• What is required: The data below is to be returned in full and exactly.
---------- Source excerpt ----------
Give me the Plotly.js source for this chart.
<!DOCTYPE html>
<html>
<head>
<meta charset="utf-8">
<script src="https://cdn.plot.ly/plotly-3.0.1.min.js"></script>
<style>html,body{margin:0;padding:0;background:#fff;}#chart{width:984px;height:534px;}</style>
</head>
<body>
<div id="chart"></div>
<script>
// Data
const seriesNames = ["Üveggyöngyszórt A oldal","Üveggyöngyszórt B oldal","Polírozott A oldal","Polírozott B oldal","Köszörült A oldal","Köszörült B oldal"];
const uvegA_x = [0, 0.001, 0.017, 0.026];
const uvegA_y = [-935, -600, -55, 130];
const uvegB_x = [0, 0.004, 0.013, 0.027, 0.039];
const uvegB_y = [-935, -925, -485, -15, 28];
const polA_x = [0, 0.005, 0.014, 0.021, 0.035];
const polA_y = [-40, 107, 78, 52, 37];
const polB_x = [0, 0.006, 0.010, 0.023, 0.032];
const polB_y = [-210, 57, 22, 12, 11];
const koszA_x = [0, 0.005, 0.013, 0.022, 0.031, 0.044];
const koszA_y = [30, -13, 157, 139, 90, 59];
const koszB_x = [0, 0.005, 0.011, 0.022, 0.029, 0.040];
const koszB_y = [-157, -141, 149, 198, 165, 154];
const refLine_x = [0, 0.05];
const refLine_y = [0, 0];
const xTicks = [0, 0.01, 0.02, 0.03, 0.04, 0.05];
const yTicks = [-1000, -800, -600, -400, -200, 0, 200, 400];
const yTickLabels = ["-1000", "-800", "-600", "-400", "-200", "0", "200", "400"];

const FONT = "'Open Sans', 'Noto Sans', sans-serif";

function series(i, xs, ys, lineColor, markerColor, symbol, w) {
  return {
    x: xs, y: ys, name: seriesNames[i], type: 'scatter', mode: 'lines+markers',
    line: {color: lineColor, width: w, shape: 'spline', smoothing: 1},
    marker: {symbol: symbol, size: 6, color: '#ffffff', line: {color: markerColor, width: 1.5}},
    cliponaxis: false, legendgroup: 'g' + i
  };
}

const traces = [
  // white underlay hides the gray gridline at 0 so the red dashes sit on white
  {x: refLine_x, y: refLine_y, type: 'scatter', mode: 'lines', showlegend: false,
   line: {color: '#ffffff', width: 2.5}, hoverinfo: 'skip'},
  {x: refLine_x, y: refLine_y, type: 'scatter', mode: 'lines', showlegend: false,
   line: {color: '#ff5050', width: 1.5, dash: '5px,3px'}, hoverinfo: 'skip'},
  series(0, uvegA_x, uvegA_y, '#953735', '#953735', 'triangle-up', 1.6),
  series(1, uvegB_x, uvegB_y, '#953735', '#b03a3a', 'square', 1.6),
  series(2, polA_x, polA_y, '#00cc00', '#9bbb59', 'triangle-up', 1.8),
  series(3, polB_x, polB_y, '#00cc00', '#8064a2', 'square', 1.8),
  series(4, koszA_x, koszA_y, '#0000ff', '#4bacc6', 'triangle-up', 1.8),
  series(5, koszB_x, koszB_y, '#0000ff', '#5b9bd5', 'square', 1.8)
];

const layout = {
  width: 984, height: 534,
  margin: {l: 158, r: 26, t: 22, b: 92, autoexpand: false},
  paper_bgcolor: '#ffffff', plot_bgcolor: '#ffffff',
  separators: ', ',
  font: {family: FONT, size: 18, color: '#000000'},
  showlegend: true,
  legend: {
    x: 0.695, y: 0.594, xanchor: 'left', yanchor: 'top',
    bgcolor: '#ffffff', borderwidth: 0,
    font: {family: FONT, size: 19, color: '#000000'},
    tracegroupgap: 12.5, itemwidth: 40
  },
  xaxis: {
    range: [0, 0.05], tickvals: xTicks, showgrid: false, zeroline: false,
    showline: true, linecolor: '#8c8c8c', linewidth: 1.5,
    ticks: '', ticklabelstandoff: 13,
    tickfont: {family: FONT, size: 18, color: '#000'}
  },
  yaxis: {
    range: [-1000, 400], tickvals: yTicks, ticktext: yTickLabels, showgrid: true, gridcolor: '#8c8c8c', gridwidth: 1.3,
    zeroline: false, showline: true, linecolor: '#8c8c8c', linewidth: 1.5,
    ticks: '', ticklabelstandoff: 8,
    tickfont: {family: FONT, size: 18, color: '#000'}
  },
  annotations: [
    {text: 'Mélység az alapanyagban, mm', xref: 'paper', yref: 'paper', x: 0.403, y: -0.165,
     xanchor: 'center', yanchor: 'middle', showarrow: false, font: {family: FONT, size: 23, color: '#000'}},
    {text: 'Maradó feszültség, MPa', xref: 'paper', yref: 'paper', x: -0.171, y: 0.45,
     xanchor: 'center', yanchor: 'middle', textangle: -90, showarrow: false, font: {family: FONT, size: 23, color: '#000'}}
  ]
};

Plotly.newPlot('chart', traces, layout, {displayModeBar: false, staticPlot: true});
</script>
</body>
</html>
----------
• Exercise answer:
Give me the Plotly.js source for this chart.
<!DOCTYPE html>
<html>
<head>
<meta charset="utf-8">
<script src="https://cdn.plot.ly/plotly-3.0.1.min.js"></script>
<style>html,body{margin:0;padding:0;background:#fff;}#chart{width:984px;height:534px;}</style>
</head>
<body>
<div id="chart"></div>
<script>
// Data
const seriesNames = ["Üveggyöngyszórt A oldal","Üveggyöngyszórt B oldal","Polírozott A oldal","Polírozott B oldal","Köszörült A oldal","Köszörült B oldal"];
const uvegA_x = [0, 0.001, 0.017, 0.026];
const uvegA_y = [-935, -600, -55, 130];
const uvegB_x = [0, 0.004, 0.013, 0.027, 0.039];
const uvegB_y = [-935, -925, -485, -15, 28];
const polA_x = [0, 0.005, 0.014, 0.021, 0.035];
const polA_y = [-40, 107, 78, 52, 37];
const polB_x = [0, 0.006, 0.010, 0.023, 0.032];
const polB_y = [-210, 57, 22, 12, 11];
const koszA_x = [0, 0.005, 0.013, 0.022, 0.031, 0.044];
const koszA_y = [30, -13, 157, 139, 90, 59];
const koszB_x = [0, 0.005, 0.011, 0.022, 0.029, 0.040];
const koszB_y = [-157, -141, 149, 198, 165, 154];
const refLine_x = [0, 0.05];
const refLine_y = [0, 0];
const xTicks = [0, 0.01, 0.02, 0.03, 0.04, 0.05];
const yTicks = [-1000, -800, -600, -400, -200, 0, 200, 400];
const yTickLabels = ["-1000", "-800", "-600", "-400", "-200", "0", "200", "400"];

const FONT = "'Open Sans', 'Noto Sans', sans-serif";

function series(i, xs, ys, lineColor, markerColor, symbol, w) {
  return {
    x: xs, y: ys, name: seriesNames[i], type: 'scatter', mode: 'lines+markers',
    line: {color: lineColor, width: w, shape: 'spline', smoothing: 1},
    marker: {symbol: symbol, size: 6, color: '#ffffff', line: {color: markerColor, width: 1.5}},
    cliponaxis: false, legendgroup: 'g' + i
  };
}

const traces = [
  // white underlay hides the gray gridline at 0 so the red dashes sit on white
  {x: refLine_x, y: refLine_y, type: 'scatter', mode: 'lines', showlegend: false,
   line: {color: '#ffffff', width: 2.5}, hoverinfo: 'skip'},
  {x: refLine_x, y: refLine_y, type: 'scatter', mode: 'lines', showlegend: false,
   line: {color: '#ff5050', width: 1.5, dash: '5px,3px'}, hoverinfo: 'skip'},
  series(0, uvegA_x, uvegA_y, '#953735', '#953735', 'triangle-up', 1.6),
  series(1, uvegB_x, uvegB_y, '#953735', '#b03a3a', 'square', 1.6),
  series(2, polA_x, polA_y, '#00cc00', '#9bbb59', 'triangle-up', 1.8),
  series(3, polB_x, polB_y, '#00cc00', '#8064a2', 'square', 1.8),
  series(4, koszA_x, koszA_y, '#0000ff', '#4bacc6', 'triangle-up', 1.8),
  series(5, koszB_x, koszB_y, '#0000ff', '#5b9bd5', 'square', 1.8)
];

const layout = {
  width: 984, height: 534,
  margin: {l: 158, r: 26, t: 22, b: 92, autoexpand: false},
  paper_bgcolor: '#ffffff', plot_bgcolor: '#ffffff',
  separators: ', ',
  font: {family: FONT, size: 18, color: '#000000'},
  showlegend: true,
  legend: {
    x: 0.695, y: 0.594, xanchor: 'left', yanchor: 'top',
    bgcolor: '#ffffff', borderwidth: 0,
    font: {family: FONT, size: 19, color: '#000000'},
    tracegroupgap: 12.5, itemwidth: 40
  },
  xaxis: {
    range: [0, 0.05], tickvals: xTicks, showgrid: false, zeroline: false,
    showline: true, linecolor: '#8c8c8c', linewidth: 1.5,
    ticks: '', ticklabelstandoff: 13,
    tickfont: {family: FONT, size: 18, color: '#000'}
  },
  yaxis: {
    range: [-1000, 400], tickvals: yTicks, ticktext: yTickLabels, showgrid: true, gridcolor: '#8c8c8c', gridwidth: 1.3,
    zeroline: false, showline: true, linecolor: '#8c8c8c', linewidth: 1.5,
    ticks: '', ticklabelstandoff: 8,
    tickfont: {family: FONT, size: 18, color: '#000'}
  },
  annotations: [
    {text: 'Mélység az alapanyagban, mm', xref: 'paper', yref: 'paper', x: 0.403, y: -0.165,
     xanchor: 'center', yanchor: 'middle', showarrow: false, font: {family: FONT, size: 23, color: '#000'}},
    {text: 'Maradó feszültség, MPa', xref: 'paper', yref: 'paper', x: -0.171, y: 0.45,
     xanchor: 'center', yanchor: 'middle', textangle: -90, showarrow: false, font: {family: FONT, size: 23, color: '#000'}}
  ]
};

Plotly.newPlot('chart', traces, layout, {displayModeBar: false, staticPlot: true});
</script>
</body>
</html>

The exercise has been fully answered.